In light of the debate in Europe about the future of comply or explain and whether there should be more prescriptive regulation, the FRC concluded that it would be appropriate to address the question of what constitutes an explanation under comply or explain in order to reinforce its approach. This should also help to address the position of a minority who do not provide a full explanation of their reasons where they do not comply. The FRC, with the support of the London Business School, held discussion meetings between senior investors and companies in December 2011.

Explanations

Some of the key points that came out of the discussions include the following:
  • The starting point should be an improvement in the general quality of disclosure in relation to corporate governance and a clear explanation by each company as to how its corporate governance arrangements support its business model. The chairman could play an important part in this and chairmen's statements could be fuller than they are currently.
  • Companies that provide a clear explanation of their approach to corporate governance could find that shareholders are more prepared to accept their explanation if they choose to deviate from a particular provision of the Code.
  • The comply or explain concept is more about mind-set and culture than box-ticking.
  • There was a general recognition that explanations (and corporate governance reporting generally) needs to relate to the company's position, and not be generic.
  • Explanations should be given for deviations from the provisions of the Code, not for deviations from its main principles, which companies are expected to apply.
  • The key elements that were identified for a meaningful explanation are that it should:
    • set the context and background;
    • provide a clear rationale for the deviation that is specific to the company;
    • state what mitigating action the company is taking to maintain conformity with the relevant principle of the Code and to address any additional risk; and
    • indicate whether the deviation from the Code's provisions was limited in time and when the company intends to return to conformity with the Code's provisions.
  • It is preferable for explanations to be sufficiently full to provide enough information for those shareholders who cannot call up the company to ask for information.
Participants in the discussions suggested that shareholders (through their trade associations) might wish to produce an annual report that contained examples of good and bad explanations, which would be helpful to companies.

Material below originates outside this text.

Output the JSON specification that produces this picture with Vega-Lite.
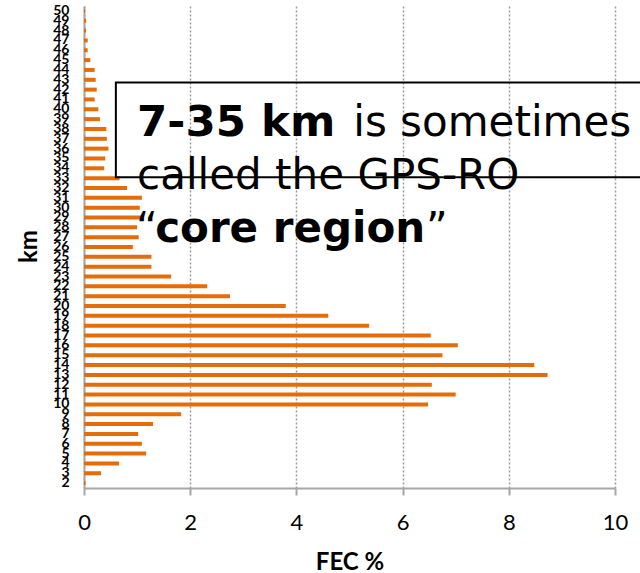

Potential obstacles to greater disclosure

The discussions identified a number of potential obstacles to greater disclosure, including:
  • The risk of litigation for companies with listings in other jurisdictions such as the US, in the areas of risk reporting and the outcome of board evaluations.
  • Concerns as to the reaction of the media and other stakeholders.
  • A number of participants also mentioned the need for trust, in particular when boards were making judgments about independence.
The general view expressed by participants was that the explanation should recognise the various stakeholders, although it has to be directed primarily to shareholders of the company.

Next steps

As mentioned in the FRC's report on the impact of the Code and the UK Stewardship Code, the FRC is considering whether to reflect the outcome of these discussions in the revised Code on which it is intending to consult later in 2012.